* **DIRECTIONS**
In this exercise, print only the lines of the records below from the one with "Rebuild this chart" through the one with "var refS = [45, 45];", inclusive. Pictures are not part of the copy.

====

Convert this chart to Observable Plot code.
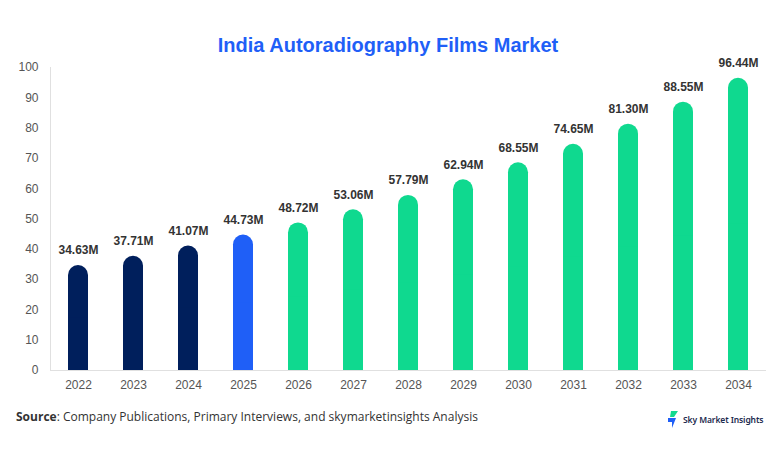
<!DOCTYPE html>
<html>
<head>
<meta charset="utf-8">
<script src="https://cdn.jsdelivr.net/npm/d3@7"></script>
<script src="https://cdn.jsdelivr.net/npm/@observablehq/plot@0.6"></script>
<style>
  html, body { margin: 0; padding: 0; background: #fff; }
  #wrap { position: relative; width: 782px; height: 454px; overflow: hidden; font-family: "Liberation Sans", Arial, sans-serif; }
  #title { position: absolute; top: 33px; left: 0; width: 776px; text-align: center; font: bold 20px "Liberation Sans", Arial, sans-serif; color: #1f5ff7; line-height: 24px; }
  #chart { position: absolute; top: 0; left: 0; }
  #source { position: absolute; top: 408px; left: 16px; font: 12px "Open Sans", sans-serif; color: #333; line-height: 18px; }
  #source b { font-weight: 700; }
  #logo { position: absolute; top: 411px; left: 667px; display: flex; align-items: center; gap: 4px; font: 600 8.5px "Noto Sans", sans-serif; color: #1b2a4e; letter-spacing: -0.1px; }
</style>
</head>
<body>
<div id="wrap">
  <div id="chart"></div>
  <div id="title">India Autoradiography Films Market</div>
  <div id="source"><b>Source</b>: Company Publications, Primary Interviews, and skymarketinsights Analysis</div>
  <div id="logo">
    <svg width="12" height="17" viewBox="0 0 12 17">
      <path d="M4 0 L11 0 L7 6 L3 6 Z" fill="#12d98f"/>
      <path d="M1 7 L9 7 L5 17 L5 11 L1 11 Z" fill="#1f5ff7"/>
    </svg>
    <span>Sky Market Insights</span>
  </div>
</div>
<script>
const years = ["2022","2023","2024","2025","2026","2027","2028","2029","2030","2031","2032","2033","2034"];
const values = [34.63, 37.71, 41.07, 44.73, 48.72, 53.06, 57.79, 62.94, 68.55, 74.65, 81.30, 88.55, 96.44];
const labels = ["34.63M","37.71M","41.07M","44.73M","48.72M","53.06M","57.79M","62.94M","68.55M","74.65M","81.30M","88.55M","96.44M"];
const kinds = ["hist","hist","hist","base","fcst","fcst","fcst","fcst","fcst","fcst","fcst","fcst","fcst"];
const yTicks = [0,10,20,30,40,50,60,70,80,90,100];

const data = years.map((y, i) => ({year: y, value: values[i], label: labels[i], kind: kinds[i]}));

const chart = Plot.plot({
  width: 782,
  height: 400,
  marginTop: 67,
  marginBottom: 30,
  marginLeft: 50,
  marginRight: 16,
  style: { fontFamily: "Liberation Sans, Arial, sans-serif", fontSize: "12px", color: "#555", background: "#fff" },
  x: { domain: years, paddingInner: 0.64, paddingOuter: 0.32, label: null },
  y: { domain: [0, 100], label: null },
  color: { domain: ["hist","base","fcst"], range: ["#001f5c","#1f5ff7","#0fd98f"] },
  marks: [
    Plot.frame({ anchor: "left", stroke: "#e0e0e0" }),
    Plot.barY(data, { x: "year", y: "value", fill: "kind", rx: 10 }),
    Plot.barY(data, { x: "year", y: d => d.value / 2, fill: "kind" }),
    Plot.ruleY([0], { stroke: "#e0e0e0" }),
    Plot.axisY({ ticks: yTicks, tickSize: 0, tickPadding: 12, fill: "#555", fontSize: 12 }),
    Plot.axisX({ tickSize: 0, tickPadding: 10, fill: "#555", fontSize: 12 }),
    Plot.text(data, { x: "year", y: "value", text: "label", dy: -15, fontWeight: "bold", fontSize: 12, fill: "#333" })
  ]
});
document.getElementById("chart").appendChild(chart);
</script>
</body>
</html>
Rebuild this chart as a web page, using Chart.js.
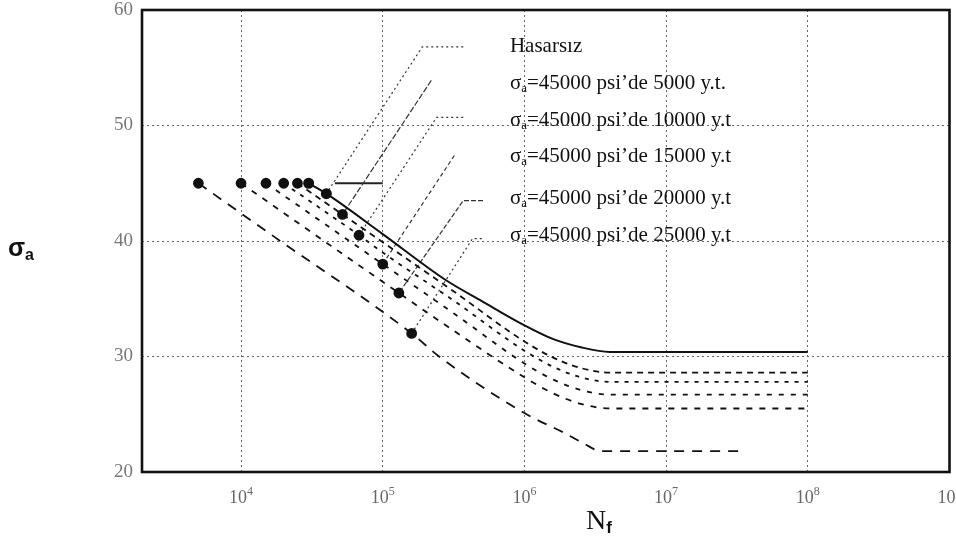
<!DOCTYPE html>
<html>
<head>
<meta charset="utf-8">
<script src="https://cdn.jsdelivr.net/npm/chart.js@4.4.1/dist/chart.umd.min.js"></script>
<style>
  html, body { margin: 0; padding: 0; background: #fff; }
  #wrap { width: 956px; height: 539px; position: relative; }
</style>
</head>
<body>
<div id="wrap"><canvas id="chart-area" width="956" height="539"></canvas></div>
<script>
// ömür eğrileri: N (çevrim) ve sigma_a (ksi)
var seriesNames = [
  'Hasarsız',
  'σa=45000 psi’de 5000 y.t.',
  'σa=45000 psi’de 10000 y.t',
  'σa=45000 psi’de 15000 y.t',
  'σa=45000 psi’de 20000 y.t',
  'σa=45000 psi’de 25000 y.t'
];

var nHasarsiz = [30000, 40000, 100000, 280000, 500000, 1000000, 1600000, 2500000, 4000000, 10000000, 100000000];
var sHasarsiz = [45, 44.1, 40.6, 36.6, 34.8, 32.7, 31.5, 30.8, 30.4, 30.4, 30.4];

var n5000 = [25000, 52000, 100000, 320000, 1000000, 1600000, 2500000, 4000000, 10000000, 100000000];
var s5000 = [45, 42.3, 39.9, 35.6, 31.3, 29.9, 29.0, 28.6, 28.6, 28.6];

var n10000 = [20000, 68000, 100000, 320000, 1000000, 1600000, 2500000, 4000000, 10000000, 100000000];
var s10000 = [45, 40.5, 39.0, 34.8, 30.5, 29.1, 28.2, 27.8, 27.8, 27.8];

var n15000 = [15000, 100000, 320000, 1000000, 1600000, 2500000, 4000000, 10000000, 100000000];
var s15000 = [45, 38.0, 33.7, 29.4, 28.0, 27.1, 26.7, 26.7, 26.7];

var n20000 = [10000, 130000, 320000, 1000000, 1600000, 2500000, 4000000, 10000000, 100000000];
var s20000 = [45, 35.5, 32.2, 28.2, 26.8, 25.9, 25.5, 25.5, 25.5];

var n25000 = [5000, 17000, 160000, 250000, 1000000, 1900000, 2600000, 3500000, 10000000, 35000000];
var s25000 = [45, 40.4, 32.0, 30.0, 25.1, 23.4, 22.5, 21.8, 21.8, 21.8];

// 45 ksi seviyesindeki kısa referans çizgisi
var refN = [46000, 100000];
var refS = [45, 45];

// etiketlerden eğrilere giden kılavuz çizgiler
var leaderTailN = [370000, null, 370000, null, 510000, 500000];
var leaderKneeN = [190000, 220000, 240000, 320000, 370000, 430000];
var leaderS = [56.8, 53.9, 50.7, 47.4, 43.5, 40.2];
var leaderHit = [1, 1, 1, 1, 1, 2];

// eksen değerleri
var xTickValues = [1e4, 1e5, 1e6, 1e7, 1e8, 1e9];
var yTickValues = [20, 30, 40, 50, 60];

// etiket konumu (veri uzayında)
var labelN = 790000;
var labelS = [56.4, 53.2, 50.0, 46.8, 43.2, 40.0];

var allN = [nHasarsiz, n5000, n10000, n15000, n20000, n25000];
var allS = [sHasarsiz, s5000, s10000, s15000, s20000, s25000];
var dashes = [[], [6, 5], [4, 6], [5, 7], [6, 7], [10, 8]];
var leaderDash = [[2, 3], [6, 2], [2, 3], [4, 3], [5, 2], [2, 3]];

function pts(ns, ss) {
  return ns.map(function (n, i) { return { x: n, y: ss[i] }; });
}

var datasets = [];
allN.forEach(function (ns, k) {
  var radii = ns.map(function (n, i) { return (i === 0 || i === leaderHit[k]) ? 4.5 : 0; });
  datasets.push({
    label: seriesNames[k],
    data: pts(ns, allS[k]),
    showLine: true,
    borderColor: '#111',
    backgroundColor: '#111',
    borderWidth: k === 0 ? 2 : 1.8,
    borderDash: dashes[k],
    cubicInterpolationMode: 'monotone',
    pointRadius: radii,
    pointHoverRadius: radii
  });
});

allN.forEach(function (ns, k) {
  var hit = { x: ns[leaderHit[k]], y: allS[k][leaderHit[k]] };
  var line = [];
  if (leaderTailN[k]) line.push({ x: leaderTailN[k], y: leaderS[k] });
  line.push({ x: leaderKneeN[k], y: leaderS[k] });
  line.push(hit);
  datasets.push({
    label: '',
    data: line,
    showLine: true,
    borderColor: '#333',
    borderWidth: 1.2,
    borderDash: leaderDash[k],
    pointRadius: 0,
    tension: 0
  });
});

datasets.push({
  label: '',
  data: pts(refN, refS),
  showLine: true,
  borderColor: '#222',
  borderWidth: 2,
  pointRadius: 0
});

var textPlugin = {
  id: 'textPlugin',
  afterDraw: function (chart) {
    var ctx = chart.ctx;
    var a = chart.chartArea;
    var xs = chart.scales.x, ys = chart.scales.y;
    ctx.save();

    // çerçeve
    ctx.strokeStyle = '#111';
    ctx.lineWidth = 2.6;
    ctx.setLineDash([]);
    ctx.strokeRect(a.left, a.top, a.right - a.left, a.bottom - a.top);

    // x ekseni etiketleri: 10 ve üst simge
    ctx.fillStyle = '#666';
    ctx.textAlign = 'left';
    ctx.textBaseline = 'alphabetic';
    xTickValues.forEach(function (v) {
      var e = String(Math.round(Math.log10(v)));
      var x = xs.getPixelForValue(v);
      ctx.font = '18px "Liberation Serif"';
      var w10 = ctx.measureText('10').width;
      ctx.font = '12px "Liberation Serif"';
      var we = ctx.measureText(e).width;
      var x0 = x - (w10 + we) / 2;
      ctx.font = '18px "Liberation Serif"';
      ctx.fillText('10', x0, a.bottom + 31);
      ctx.font = '12px "Liberation Serif"';
      ctx.fillText(e, x0 + w10, a.bottom + 23);
    });

    // seri etiketleri
    ctx.fillStyle = '#111';
    seriesNames.forEach(function (name, i) {
      var x = xs.getPixelForValue(labelN);
      var y = ys.getPixelForValue(labelS[i]);
      if (name.indexOf('σa') === 0) {
        ctx.font = '21px "Liberation Serif"';
        ctx.fillText('σ', x, y);
        var w = ctx.measureText('σ').width;
        ctx.font = '13px "Liberation Serif"';
        ctx.fillText('a', x + w, y + 3);
        var wa = ctx.measureText('a').width;
        ctx.font = '21px "Liberation Serif"';
        ctx.fillText(name.slice(2), x + w + wa, y);
      } else {
        ctx.font = '21px "Liberation Serif"';
        ctx.fillText(name, x, y);
      }
    });

    // eksen başlıkları
    ctx.font = 'bold 25px "Liberation Sans"';
    ctx.fillText('σ', 8, 256);
    var ws = ctx.measureText('σ').width;
    ctx.font = 'bold 16px "Liberation Sans"';
    ctx.fillText('a', 8 + ws, 260);

    ctx.font = '28px "Liberation Serif"';
    ctx.fillText('N', 586, 529);
    var wn = ctx.measureText('N').width;
    ctx.font = 'bold 17px "Liberation Sans"';
    ctx.fillText('f', 586 + wn, 533);
    ctx.restore();
  }
};

var config = {
  type: 'scatter',
  data: { datasets: datasets },
  options: {
    responsive: false,
    animation: false,
    devicePixelRatio: 1,
    layout: { padding: { top: 10, right: 6, left: 0, bottom: 0 } },
    plugins: {
      legend: { display: false },
      tooltip: { enabled: false }
    },
    scales: {
      x: {
        type: 'logarithmic',
        min: 2000,
        max: 1e9,
        afterBuildTicks: function (axis) {
          axis.ticks = xTickValues.map(function (v) { return { value: v }; });
        },
        afterFit: function (s) {
          s.height = 67;
          s.paddingLeft = 0;
          s.paddingRight = 0;
        },
        grid: { color: '#666', lineWidth: 1, drawTicks: false },
        border: { display: false, dash: [2, 3] },
        ticks: {
          autoSkip: false,
          maxRotation: 0,
          callback: function () { return ''; }
        }
      },
      y: {
        min: 20,
        max: 60,
        afterBuildTicks: function (axis) {
          axis.ticks = yTickValues.map(function (v) { return { value: v }; });
        },
        afterFit: function (s) {
          s.width = 142;
          s.paddingTop = 0;
          s.paddingBottom = 0;
        },
        grid: { color: '#666', lineWidth: 1, drawTicks: false },
        border: { display: false, dash: [2, 3] },
        ticks: {
          padding: 9,
          color: '#777',
          font: { family: 'Liberation Serif', size: 19 }
        }
      }
    }
  },
  plugins: [textPlugin]
};

window.onload = function () {
  var ctx = document.getElementById('chart-area').getContext('2d');
  window.myChart = new Chart(ctx, config);
};
</script>
</body>
</html>
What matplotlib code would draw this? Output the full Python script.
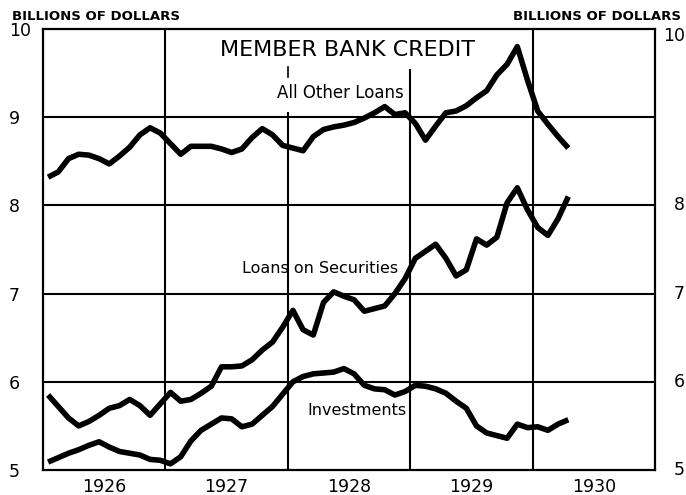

====

* **TASK RESPONSE**
Rebuild this chart as a web page, using Chart.js.
<!DOCTYPE html>
<html>
<head>
<meta charset="utf-8">
<script src="https://cdn.jsdelivr.net/npm/chart.js@4.4.1/dist/chart.umd.min.js"></script>
<style>
  html, body { margin: 0; padding: 0; background: #fff; }
  #wrap { width: 956px; height: 539px; position: relative; }
</style>
</head>
<body>
<div id="wrap"><canvas id="chart-area" width="956" height="539"></canvas></div>
<script>
// ömür eğrileri: N (çevrim) ve sigma_a (ksi)
var seriesNames = [
  'Hasarsız',
  'σa=45000 psi’de 5000 y.t.',
  'σa=45000 psi’de 10000 y.t',
  'σa=45000 psi’de 15000 y.t',
  'σa=45000 psi’de 20000 y.t',
  'σa=45000 psi’de 25000 y.t'
];

var nHasarsiz = [30000, 40000, 100000, 280000, 500000, 1000000, 1600000, 2500000, 4000000, 10000000, 100000000];
var sHasarsiz = [45, 44.1, 40.6, 36.6, 34.8, 32.7, 31.5, 30.8, 30.4, 30.4, 30.4];

var n5000 = [25000, 52000, 100000, 320000, 1000000, 1600000, 2500000, 4000000, 10000000, 100000000];
var s5000 = [45, 42.3, 39.9, 35.6, 31.3, 29.9, 29.0, 28.6, 28.6, 28.6];

var n10000 = [20000, 68000, 100000, 320000, 1000000, 1600000, 2500000, 4000000, 10000000, 100000000];
var s10000 = [45, 40.5, 39.0, 34.8, 30.5, 29.1, 28.2, 27.8, 27.8, 27.8];

var n15000 = [15000, 100000, 320000, 1000000, 1600000, 2500000, 4000000, 10000000, 100000000];
var s15000 = [45, 38.0, 33.7, 29.4, 28.0, 27.1, 26.7, 26.7, 26.7];

var n20000 = [10000, 130000, 320000, 1000000, 1600000, 2500000, 4000000, 10000000, 100000000];
var s20000 = [45, 35.5, 32.2, 28.2, 26.8, 25.9, 25.5, 25.5, 25.5];

var n25000 = [5000, 17000, 160000, 250000, 1000000, 1900000, 2600000, 3500000, 10000000, 35000000];
var s25000 = [45, 40.4, 32.0, 30.0, 25.1, 23.4, 22.5, 21.8, 21.8, 21.8];

// 45 ksi seviyesindeki kısa referans çizgisi
var refN = [46000, 100000];
var refS = [45, 45];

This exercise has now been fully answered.